Ohio Governor Mike DeWine and Ohio Bureau of Workers’ Compensation (BWC) Administrator/CEO Stephanie McCloud have proposed giving $1.5 billion to Ohio employers this year following strong returns on the agency’s investments.
“This is great news for Ohio,” said Governor DeWine.
“This money will help Ohio employers expand their businesses, create jobs, and invest in capital improvements. Ohio’s economy is strong, and this proposal reinforces our goal of creating more jobs in the state.”
In addition to money for private businesses, the $1.5 billion proposal also includes money for public employers, including approximately $114 million for local governments and around $50 million for public schools.
The money would be Ohio’s fifth investment return to private and public employers of at least $1 billion since 2013 and sixth overall during that time.
“Our investment portfolio is strong, our injury claims are falling, and our safety and wellness initiatives are making a difference,” said Administrator McCloud.
“All of these actions mean big savings for employers, and we’re delighted to share this success with them.”
State law requires businesses to carry workers’ compensation coverage to protect workers who suffer injuries or illnesses on the job. The employers’ premiums are invested to grow the fund that supports injured worker claims. When investment returns are strong, the agency shares a portion of the investments with qualifying employers in the form of a dividend.
The $1.5 billion dividend equals 88 percent of the premiums employers paid for the policy year that ended June 30, 2018 (calendar year 2017 for public employers). BWC insures roughly 242,000 public and private employers.
Governor DeWine and Administrator McCloud announced their proposal this morning at Dynalab Electronic Manufacturing Services in Reynoldsburg.

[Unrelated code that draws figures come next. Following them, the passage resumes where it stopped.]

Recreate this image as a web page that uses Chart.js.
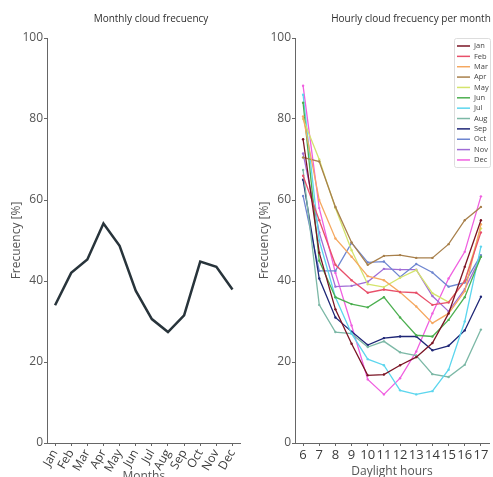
<!DOCTYPE html>
<html>
<head>
<meta charset="utf-8">
<title>Cloud frecuency</title>
<script src="https://cdn.jsdelivr.net/npm/chart.js@4.4.1/dist/chart.umd.min.js"></script>
<style>
  html, body { margin: 0; padding: 0; background: #fff; overflow: hidden; }
  #left { position: absolute; left: 0; top: 0; width: 246px; height: 486px; }
  #right { position: absolute; left: 246px; top: 0; width: 247px; height: 480px; }
</style>
</head>
<body>
<div id="left"><canvas id="monthlyChart"></canvas></div>
<div id="right"><canvas id="hourlyChart"></canvas></div>
<script>
// Monthly mean cloud frequency (%)
const months = ['Jan', 'Feb', 'Mar', 'Apr', 'May', 'Jun', 'Jul', 'Aug', 'Sep', 'Oct', 'Nov', 'Dec'];
const monthlyFreq = [34, 42, 45.3, 54.2, 48.7, 37.6, 30.6, 27.4, 31.5, 44.8, 43.5, 37.9];

// Hourly cloud frequency (%) for each month, daylight hours 6-17
const hours = ['6', '7', '8', '9', '10', '11', '12', '13', '14', '15', '16', '17'];
const hourlyJan = [75, 47, 33, 24.5, 16.7, 16.9, 19.2, 21.2, 24.7, 32, 43.5, 55];
const hourlyFeb = [66, 55, 44, 40.2, 37.1, 37.9, 37.3, 37.1, 34.1, 34.7, 40, 52];
const hourlyMar = [80.6, 60, 50.5, 46, 41.2, 40.2, 37.2, 33.7, 29.6, 32, 37.5, 54];
const hourlyApr = [70.5, 69.5, 58.3, 49.5, 44, 46.2, 46.4, 45.7, 45.7, 49.1, 55, 58.3];
const hourlyMay = [80, 70, 58, 47.6, 39.2, 38.5, 40.8, 42.7, 37, 34.8, 40, 53];
const hourlyJun = [84, 45, 36, 34.3, 33.5, 36, 31, 26.6, 26.3, 30.4, 36, 46];
const hourlyJul = [86, 50, 36, 27, 20.7, 19.2, 13, 12, 12.8, 18.1, 30, 48.5];
const hourlyAug = [67.4, 34.1, 27.4, 27, 23.7, 25.1, 22.4, 21.6, 17, 16.3, 19.3, 28];
const hourlySep = [65, 40.6, 31, 27.5, 24.2, 25.9, 26.3, 26.3, 22.9, 24, 27.8, 36.1];
const hourlyOct = [61, 42.5, 42.5, 49.4, 44.6, 44.8, 41, 44.2, 42.1, 38.6, 39.6, 46.4];
const hourlyNov = [71.5, 52, 38.6, 38.8, 39.8, 43, 42.8, 42.8, 36.3, 32.5, 38, 46];
const hourlyDec = [88.2, 58, 42, 29, 15.7, 12, 16, 22.6, 32, 40.6, 47.2, 60.9];

const monthColors = ['#7a1424', '#e8506a', '#f5a860', '#a8804c', '#d4e46c', '#4caf50',
                     '#5cd6ee', '#7cb8a6', '#1e2676', '#6e86d0', '#a06cd6', '#f060e0'];
const hourlySeries = [hourlyJan, hourlyFeb, hourlyMar, hourlyApr, hourlyMay, hourlyJun,
                      hourlyJul, hourlyAug, hourlySep, hourlyOct, hourlyNov, hourlyDec];

const fontFamily = '"Open Sans", sans-serif';
const axisColor = '#666';

// Small title drawn at a fixed x over each panel
const panelTitle = {
  id: 'panelTitle',
  afterDraw(chart, args, opts) {
    const ctx = chart.ctx;
    ctx.save();
    ctx.font = '10px ' + fontFamily;
    ctx.fillStyle = '#2e2e2e';
    ctx.textAlign = 'center';
    ctx.textBaseline = 'middle';
    ctx.fillText(opts.text, opts.x, opts.y);
    ctx.restore();
  }
};

// Boxed legend in the top-right corner of the hourly panel
const boxLegend = {
  id: 'boxLegend',
  afterDraw(chart, args, opts) {
    const ctx = chart.ctx;
    const { x, y, w, h, rowStart, rowGap } = opts;
    ctx.save();
    ctx.fillStyle = 'rgba(255,255,255,0.9)';
    ctx.strokeStyle = '#ddd';
    ctx.lineWidth = 1;
    ctx.beginPath();
    ctx.roundRect(x + 0.5, y + 0.5, w, h, 2);
    ctx.fill();
    ctx.stroke();
    ctx.font = '7.5px ' + fontFamily;
    ctx.textBaseline = 'middle';
    chart.data.datasets.forEach((ds, i) => {
      const ly = y + rowStart + i * rowGap;
      ctx.strokeStyle = ds.borderColor;
      ctx.lineWidth = 1.5;
      ctx.beginPath();
      ctx.moveTo(x + 3, ly);
      ctx.lineTo(x + 16, ly);
      ctx.stroke();
      ctx.fillStyle = '#444';
      ctx.fillText(ds.label, x + 20, ly);
    });
    ctx.restore();
  }
};

function makeScales(yWidth, xHeight, xTickFont, xRotation, yTitlePad, xTitlePad, xTitle) {
  return {
    x: {
      offset: true,
      grid: { display: true, drawOnChartArea: false, offset: false, tickLength: 3, color: axisColor },
      border: { display: true, color: axisColor, width: 1 },
      ticks: {
        autoSkip: false,
        minRotation: xRotation,
        maxRotation: xRotation,
        padding: 1,
        color: '#3a3a3a',
        font: { family: fontFamily, size: xTickFont }
      },
      title: {
        display: true,
        text: xTitle,
        color: '#555',
        padding: { top: 0, bottom: xTitlePad },
        font: { family: fontFamily, size: 12 }
      },
      afterFit(scale) { scale.height = xHeight; }
    },
    y: {
      min: 0,
      max: 100,
      grid: { display: true, drawOnChartArea: false, tickLength: 3, color: axisColor },
      border: { display: true, color: axisColor, width: 1 },
      ticks: {
        stepSize: 20,
        padding: 1,
        color: '#555',
        font: { family: fontFamily, size: 12 }
      },
      title: {
        display: true,
        text: 'Frecuency [%]',
        color: '#555',
        padding: { top: yTitlePad, bottom: 0 },
        font: { family: fontFamily, size: 12 }
      },
      afterFit(scale) { scale.width = yWidth; }
    }
  };
}

// Monthly cloud frecuency (line)
new Chart(document.getElementById('monthlyChart'), {
  type: 'line',
  data: {
    labels: months,
    datasets: [{
      label: 'Frecuency',
      data: monthlyFreq,
      borderColor: '#28343b',
      borderWidth: 2.5,
      pointRadius: 0,
      tension: 0
    }]
  },
  options: {
    responsive: true,
    maintainAspectRatio: false,
    animation: false,
    layout: { padding: { top: 38, right: 1, left: 0, bottom: 0 } },
    plugins: {
      legend: { display: false },
      tooltip: { enabled: false },
      panelTitle: { text: 'Monthly cloud frecuency', x: 151, y: 19.5 }
    },
    scales: makeScales(47, 43, 12, 60, 9, 2, 'Months')
  },
  plugins: [panelTitle]
});

// Hourly cloud frecuency per month (12 lines)
new Chart(document.getElementById('hourlyChart'), {
  type: 'line',
  data: {
    labels: hours,
    datasets: months.map((m, i) => ({
      label: m,
      data: hourlySeries[i],
      borderColor: monthColors[i],
      backgroundColor: monthColors[i],
      borderWidth: 1.3,
      pointRadius: 1.2,
      pointBorderWidth: 0,
      tension: 0
    }))
  },
  options: {
    responsive: true,
    maintainAspectRatio: false,
    animation: false,
    layout: { padding: { top: 38, right: 0, left: 0, bottom: 0 } },
    plugins: {
      legend: { display: false },
      tooltip: { enabled: false },
      panelTitle: { text: 'Hourly cloud frecuency per month', x: 165, y: 19.5 },
      boxLegend: { x: 208, y: 38, w: 36, h: 129, rowStart: 8, rowGap: 10.36 }
    },
    scales: makeScales(49, 37, 13, 0, 11, 1, 'Daylight hours')
  },
  plugins: [panelTitle, boxLegend]
});
</script>
</body>
</html>
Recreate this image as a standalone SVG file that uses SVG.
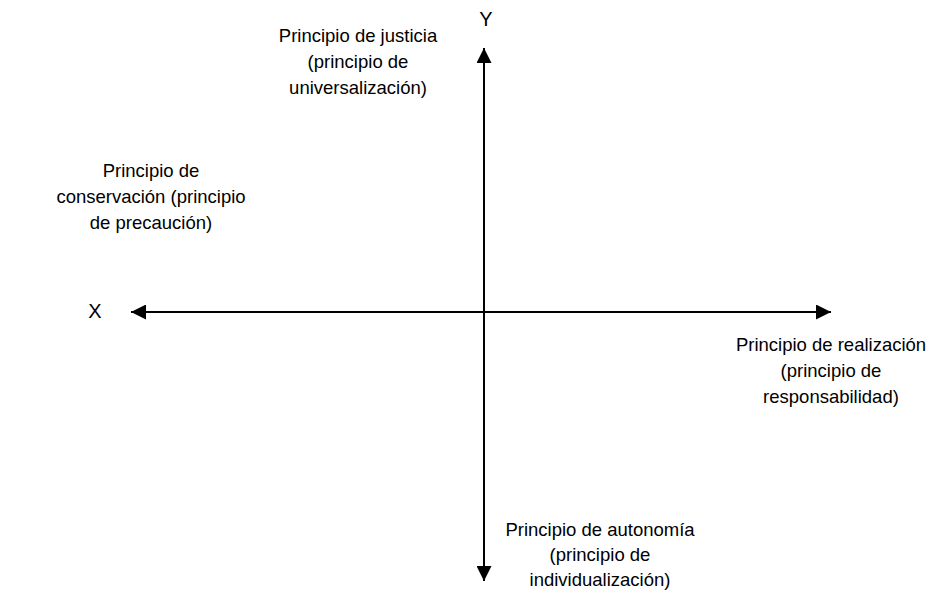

“I really appreciate this news today and what Governor DeWine and BWC are doing to help businesses succeed,” said Dynalab, Inc. President Gary James. “To compete in the global market, we must be on the cutting edge at all times and that takes resources. The check we’ll receive in late summer will definitely help.”
McCloud will present the proposal to the BWC Board of Directors on Wednesday during board committee meetings. A vote would follow at the board’s June 28 meeting. If approved, checks would be issued to employers in September.
BWC earned $1.3 billion in net investment income in 2018, a net return of 5.1 percent on assets of $26.9 billion.
The proposal continues a trend of lowering workers’ comp costs for Ohio’s private and public employers. BWC has repeatedly lowered premium rates in recent years, including a 12 percent cut for public employers that took effect in January and a 20 percent cut for private employers that began July 1. The agency disbursed $1 billion or more to employers in 2013, 2014, 2017 and 2018. It also distributed $15 million in 2016 for public employers.
In total, BWC has saved employers nearly $10 billion in workers’ comp costs through dividends, credits, rate reductions and greater efficiencies since 2011.